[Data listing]
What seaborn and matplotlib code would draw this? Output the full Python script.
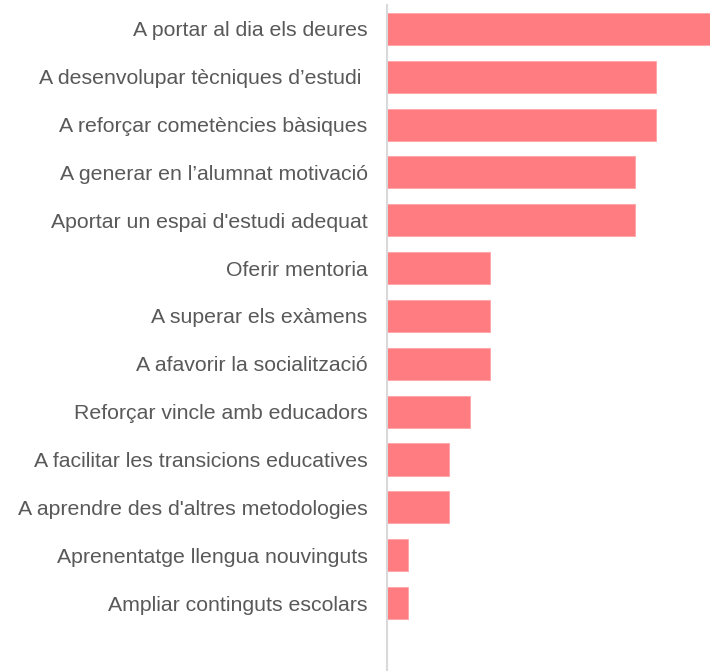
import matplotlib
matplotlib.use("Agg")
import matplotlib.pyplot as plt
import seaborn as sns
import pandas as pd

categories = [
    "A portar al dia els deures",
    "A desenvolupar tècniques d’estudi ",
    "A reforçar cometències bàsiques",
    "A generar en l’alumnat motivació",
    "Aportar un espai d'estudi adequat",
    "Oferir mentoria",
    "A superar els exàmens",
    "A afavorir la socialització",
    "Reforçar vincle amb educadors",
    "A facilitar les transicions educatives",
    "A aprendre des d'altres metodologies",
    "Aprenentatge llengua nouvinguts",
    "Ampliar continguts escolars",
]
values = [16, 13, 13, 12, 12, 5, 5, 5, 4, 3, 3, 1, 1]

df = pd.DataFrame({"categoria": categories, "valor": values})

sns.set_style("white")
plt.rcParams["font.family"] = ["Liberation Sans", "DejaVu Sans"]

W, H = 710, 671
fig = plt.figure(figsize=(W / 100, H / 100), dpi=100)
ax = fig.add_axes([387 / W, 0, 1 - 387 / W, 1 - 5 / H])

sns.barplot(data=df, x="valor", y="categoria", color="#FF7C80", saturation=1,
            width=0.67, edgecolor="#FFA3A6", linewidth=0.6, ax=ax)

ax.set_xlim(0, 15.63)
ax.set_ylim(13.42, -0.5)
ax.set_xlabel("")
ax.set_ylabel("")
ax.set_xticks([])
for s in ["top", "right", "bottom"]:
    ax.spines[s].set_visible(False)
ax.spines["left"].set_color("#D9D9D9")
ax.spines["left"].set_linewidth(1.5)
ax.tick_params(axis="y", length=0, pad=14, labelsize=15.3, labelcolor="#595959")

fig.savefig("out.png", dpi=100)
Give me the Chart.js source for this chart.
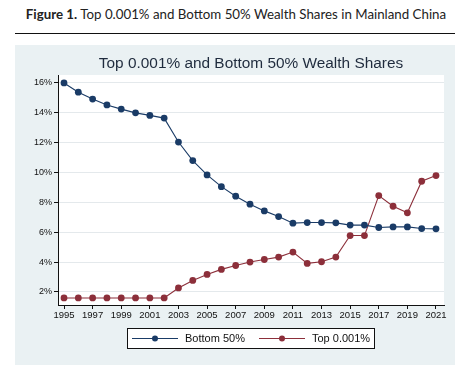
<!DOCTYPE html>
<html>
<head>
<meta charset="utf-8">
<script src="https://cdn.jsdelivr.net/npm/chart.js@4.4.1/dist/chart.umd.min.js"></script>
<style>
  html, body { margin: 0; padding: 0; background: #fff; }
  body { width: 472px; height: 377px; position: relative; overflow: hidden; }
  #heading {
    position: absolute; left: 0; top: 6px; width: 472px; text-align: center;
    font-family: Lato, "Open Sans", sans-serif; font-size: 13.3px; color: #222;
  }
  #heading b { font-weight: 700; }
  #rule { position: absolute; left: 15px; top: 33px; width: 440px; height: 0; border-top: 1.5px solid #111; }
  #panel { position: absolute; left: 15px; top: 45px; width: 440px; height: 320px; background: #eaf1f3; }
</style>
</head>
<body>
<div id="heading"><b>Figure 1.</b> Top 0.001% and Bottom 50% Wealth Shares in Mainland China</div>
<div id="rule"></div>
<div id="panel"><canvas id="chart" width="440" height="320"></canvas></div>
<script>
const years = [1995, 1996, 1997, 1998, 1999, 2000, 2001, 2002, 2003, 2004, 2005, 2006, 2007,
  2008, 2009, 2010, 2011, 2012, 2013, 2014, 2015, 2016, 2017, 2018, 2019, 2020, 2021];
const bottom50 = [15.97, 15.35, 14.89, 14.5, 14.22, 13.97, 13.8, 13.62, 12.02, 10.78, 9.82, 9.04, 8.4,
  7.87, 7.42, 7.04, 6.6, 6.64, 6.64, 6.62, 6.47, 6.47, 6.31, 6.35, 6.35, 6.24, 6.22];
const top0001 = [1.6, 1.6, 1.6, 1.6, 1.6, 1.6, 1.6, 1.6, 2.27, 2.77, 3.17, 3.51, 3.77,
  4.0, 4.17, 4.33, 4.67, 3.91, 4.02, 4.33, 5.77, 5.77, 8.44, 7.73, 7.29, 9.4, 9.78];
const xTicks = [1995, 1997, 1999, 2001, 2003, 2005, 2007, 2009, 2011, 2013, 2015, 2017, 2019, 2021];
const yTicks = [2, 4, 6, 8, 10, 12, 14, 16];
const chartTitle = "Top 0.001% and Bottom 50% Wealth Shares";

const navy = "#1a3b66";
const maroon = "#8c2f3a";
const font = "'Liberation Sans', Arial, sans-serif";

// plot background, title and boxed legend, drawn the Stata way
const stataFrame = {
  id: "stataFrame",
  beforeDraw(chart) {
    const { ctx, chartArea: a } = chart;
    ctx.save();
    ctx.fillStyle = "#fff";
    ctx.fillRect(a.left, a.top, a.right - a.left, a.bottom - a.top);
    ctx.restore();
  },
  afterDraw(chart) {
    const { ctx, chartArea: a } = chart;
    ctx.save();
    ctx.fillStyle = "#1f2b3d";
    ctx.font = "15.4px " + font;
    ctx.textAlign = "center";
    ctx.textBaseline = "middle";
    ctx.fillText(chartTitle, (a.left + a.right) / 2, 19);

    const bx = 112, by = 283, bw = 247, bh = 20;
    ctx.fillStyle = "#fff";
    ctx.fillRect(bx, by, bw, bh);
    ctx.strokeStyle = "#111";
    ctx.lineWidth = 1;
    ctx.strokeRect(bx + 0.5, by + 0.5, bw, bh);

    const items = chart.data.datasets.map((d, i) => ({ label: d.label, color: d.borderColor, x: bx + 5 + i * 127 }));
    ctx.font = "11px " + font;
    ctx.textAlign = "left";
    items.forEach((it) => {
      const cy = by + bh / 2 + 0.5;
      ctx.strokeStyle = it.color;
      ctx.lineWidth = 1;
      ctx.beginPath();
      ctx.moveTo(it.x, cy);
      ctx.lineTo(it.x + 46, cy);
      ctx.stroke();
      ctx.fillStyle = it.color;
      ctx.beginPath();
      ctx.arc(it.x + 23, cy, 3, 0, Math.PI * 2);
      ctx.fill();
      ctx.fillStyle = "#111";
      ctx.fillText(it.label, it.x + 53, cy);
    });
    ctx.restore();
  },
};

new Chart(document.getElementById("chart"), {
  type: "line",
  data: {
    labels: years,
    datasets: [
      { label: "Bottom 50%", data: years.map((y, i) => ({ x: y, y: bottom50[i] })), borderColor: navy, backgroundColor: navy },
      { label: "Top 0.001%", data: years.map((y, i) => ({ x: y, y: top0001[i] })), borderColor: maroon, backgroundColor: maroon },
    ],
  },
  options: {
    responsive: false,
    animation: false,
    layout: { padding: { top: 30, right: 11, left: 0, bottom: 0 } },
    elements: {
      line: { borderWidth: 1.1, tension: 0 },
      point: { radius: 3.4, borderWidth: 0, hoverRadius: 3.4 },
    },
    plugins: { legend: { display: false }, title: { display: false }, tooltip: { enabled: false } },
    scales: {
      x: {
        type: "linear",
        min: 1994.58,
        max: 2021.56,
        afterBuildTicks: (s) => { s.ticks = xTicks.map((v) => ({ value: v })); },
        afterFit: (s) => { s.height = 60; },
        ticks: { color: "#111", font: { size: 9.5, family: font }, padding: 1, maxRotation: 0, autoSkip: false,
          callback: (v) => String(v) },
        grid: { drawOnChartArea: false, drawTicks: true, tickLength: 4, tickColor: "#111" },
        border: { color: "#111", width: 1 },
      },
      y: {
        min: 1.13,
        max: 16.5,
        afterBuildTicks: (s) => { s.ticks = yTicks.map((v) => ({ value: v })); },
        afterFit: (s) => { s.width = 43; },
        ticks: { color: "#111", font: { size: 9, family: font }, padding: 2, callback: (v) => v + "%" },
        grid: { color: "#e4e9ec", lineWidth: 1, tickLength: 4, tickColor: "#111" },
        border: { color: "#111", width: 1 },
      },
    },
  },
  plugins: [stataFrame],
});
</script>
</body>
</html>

* * *

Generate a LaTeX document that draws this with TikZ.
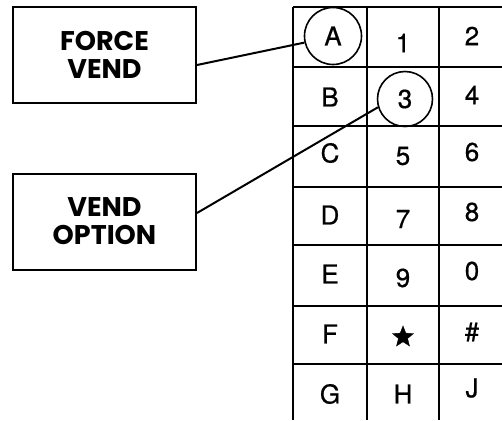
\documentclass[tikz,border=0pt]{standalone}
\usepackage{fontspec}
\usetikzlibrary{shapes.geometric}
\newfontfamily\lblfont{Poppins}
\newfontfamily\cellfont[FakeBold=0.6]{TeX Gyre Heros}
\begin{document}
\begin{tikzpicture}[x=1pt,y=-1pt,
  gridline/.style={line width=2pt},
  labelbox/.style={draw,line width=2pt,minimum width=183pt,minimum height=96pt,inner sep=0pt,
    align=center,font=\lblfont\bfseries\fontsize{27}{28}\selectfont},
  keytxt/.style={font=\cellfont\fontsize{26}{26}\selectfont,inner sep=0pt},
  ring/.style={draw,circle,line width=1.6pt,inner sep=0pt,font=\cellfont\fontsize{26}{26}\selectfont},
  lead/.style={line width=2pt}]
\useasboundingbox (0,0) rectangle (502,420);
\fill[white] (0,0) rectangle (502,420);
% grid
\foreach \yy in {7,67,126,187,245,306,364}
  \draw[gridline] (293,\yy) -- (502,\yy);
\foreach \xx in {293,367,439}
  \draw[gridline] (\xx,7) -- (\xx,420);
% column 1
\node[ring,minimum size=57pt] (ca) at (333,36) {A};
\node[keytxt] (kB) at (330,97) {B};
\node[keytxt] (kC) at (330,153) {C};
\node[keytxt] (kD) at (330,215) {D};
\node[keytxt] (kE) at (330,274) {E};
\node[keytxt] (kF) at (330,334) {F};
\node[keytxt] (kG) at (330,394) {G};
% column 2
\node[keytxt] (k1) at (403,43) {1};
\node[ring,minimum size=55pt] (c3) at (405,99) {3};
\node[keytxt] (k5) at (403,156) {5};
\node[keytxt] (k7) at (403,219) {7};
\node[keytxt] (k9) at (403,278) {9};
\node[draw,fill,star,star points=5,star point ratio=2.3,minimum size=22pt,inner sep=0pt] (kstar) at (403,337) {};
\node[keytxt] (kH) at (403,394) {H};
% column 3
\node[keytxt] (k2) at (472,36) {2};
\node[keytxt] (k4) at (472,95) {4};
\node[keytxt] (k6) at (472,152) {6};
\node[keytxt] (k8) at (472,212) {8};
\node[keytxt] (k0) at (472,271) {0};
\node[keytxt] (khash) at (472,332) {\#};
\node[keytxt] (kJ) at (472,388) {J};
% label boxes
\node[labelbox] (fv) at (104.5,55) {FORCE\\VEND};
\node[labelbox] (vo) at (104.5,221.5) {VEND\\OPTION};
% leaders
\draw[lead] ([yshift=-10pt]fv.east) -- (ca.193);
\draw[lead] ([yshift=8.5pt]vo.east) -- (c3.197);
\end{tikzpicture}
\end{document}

→ WRITTEN PROBLEM: In the listing above, find the line containing "What seaborn and" and the line containing "import pandas as pd", then write out both of them and every line between, exactly, with no pictures.

→ FINAL RESULT:
What seaborn and matplotlib code would draw this? Output the full Python script.
import matplotlib
matplotlib.use("Agg")
import matplotlib.pyplot as plt
import seaborn as sns
import pandas as pd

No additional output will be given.